A Generalized Duality Symmetry for Nonabelian Yang-Mills Fields

TL;DR

This paper introduces a generalized duality symmetry in 4D nonabelian Yang-Mills theory, revealing a dual potential framework that unifies electric and magnetic sources through a symmetric dual transform.

Contribution

It extends the concept of duality symmetry from electromagnetism to nonabelian gauge fields, providing a dual potential formalism and explicit dual transform in loop space variables.

Findings

Dual symmetry reduces to electromagnetism in special cases

Dual potentials describe monopoles and charges symmetrically

Standard equations of motion emerge from duality considerations

Abstract

It is shown that classical nonsupersymmetric Yang-Mills theory in 4 dimensions is symmetric under a generalized dual transform which reduces to the usual dual *-operation for electromagnetism.
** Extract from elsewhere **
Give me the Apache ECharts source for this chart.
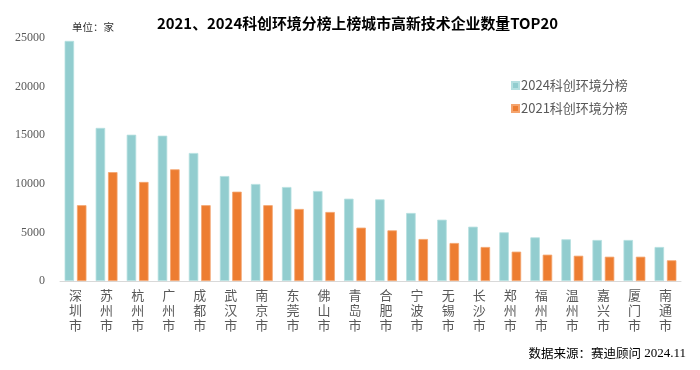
<!DOCTYPE html>
<html>
<head>
<meta charset="utf-8">
<script src="https://cdn.jsdelivr.net/npm/echarts@6/dist/echarts.min.js"></script>
<style>html,body{margin:0;padding:0;background:#fff;}#c{width:700px;height:370px;}</style>
</head>
<body>
<div id="c"></div>
<script>
var categories = ['深圳市','苏州市','杭州市','广州市','成都市','武汉市','南京市','东莞市','佛山市','青岛市','合肥市','宁波市','无锡市','长沙市','郑州市','福州市','温州市','嘉兴市','厦门市','南通市'];
var series2024 = [24700,15750,15050,14950,13170,10800,9980,9670,9260,8470,8400,7000,6310,5590,5010,4490,4290,4220,4220,3500];
var series2021 = [7800,11200,10190,11490,7800,9190,7800,7410,7100,5490,5210,4320,3910,3500,3020,2710,2600,2500,2500,2130];
var yTicks = [0,5000,10000,15000,20000,25000];
var seriesNames = ['2024科创环境分榜','2021科创环境分榜'];
var titleText = '2021、2024科创环境分榜上榜城市高新技术企业数量TOP20';
var unitText = '单位：家';
var sourceLabel = '数据来源：赛迪顾问';
var sourceDate = '2024.11';

var chart = echarts.init(document.getElementById('c'));
chart.setOption({
  animation: false,
  backgroundColor: '#fff',
  title: {
    text: titleText,
    left: 152, top: 11,
    textStyle: {fontFamily: 'Noto Sans CJK SC', fontSize: 14.9, fontWeight: 'bold', color: '#000'}
  },
  graphic: [
    {type: 'text', left: 72, top: 22, style: {text: unitText, font: '10.5px "Noto Sans CJK SC"', fill: '#333'}},
    {type: 'text', right: 14, top: 347, style: {
      text: '{a|' + sourceLabel + '} {b|' + sourceDate + '}',
      rich: {
        a: {fontFamily: 'Noto Sans CJK SC', fontSize: 12.5, fill: '#000', color: '#000'},
        b: {fontFamily: 'Liberation Serif', fontSize: 13, fill: '#000', color: '#000'}
      }
    }}
  ],
  legend: {
    orient: 'vertical',
    left: 506, top: 74,
    itemWidth: 7, itemHeight: 7, itemGap: 10,
    icon: 'rect',
    textStyle: {fontFamily: 'Noto Sans CJK SC', fontSize: 13, color: '#595959', padding: [0,0,0,-3]},
    data: seriesNames
  },
  grid: {left: 60, right: 19, top: 38, bottom: 89, containLabel: false},
  xAxis: {
    type: 'category',
    data: categories,
    axisLine: {lineStyle: {color: '#d9d9d9', width: 1}},
    axisTick: {show: false},
    axisLabel: {
      interval: 0, margin: 7,
      fontFamily: 'Noto Sans CJK SC', fontSize: 13, color: '#595959', lineHeight: 15,
      formatter: function (v) { return v.split('').join('\n'); }
    }
  },
  yAxis: {
    type: 'value',
    min: yTicks[0], max: yTicks[yTicks.length - 1], interval: 5000,
    splitLine: {show: false},
    axisLine: {show: false},
    axisTick: {show: false},
    axisLabel: {fontFamily: 'Liberation Serif', fontSize: 12, color: '#595959', margin: 15,
      formatter: function (v) { return String(v); }}
  },
  series: [
    {name: seriesNames[0], type: 'bar', data: series2024, barWidth: 9.5, barGap: '30%',
     itemStyle: {color: '#92CDCF', borderColor: '#B5DFE0', borderWidth: 0.8}},
    {name: seriesNames[1], type: 'bar', data: series2021, barWidth: 9.5, barGap: '30%',
     itemStyle: {color: '#ED7D31', borderColor: '#F4A46E', borderWidth: 0.8}}
  ]
});
</script>
</body>
</html>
The parallel phase transport $\tilde{A}_\mu(x)$ constructed earlier for monopoles is seen to function also as a potential in giving full description of the gauge field, playing thus an entirely dual symmetric role to the usual potential $A_\mu(x)$. Sources of $A$ are monopoles of $\tilde{A}$ and vice versa, and the Wu-Yang criterion for monopoles is found to yield as equations of motion the standard Wong and Yang-Mills equations for respectively the classical and Dirac point charge; this applies whether the charge is electric or magnetic, the two cases being related just by a dual transform. The dual transformation itself is explicit, though somewhat complicated, being given in terms of loop space variables of the Polyakov type.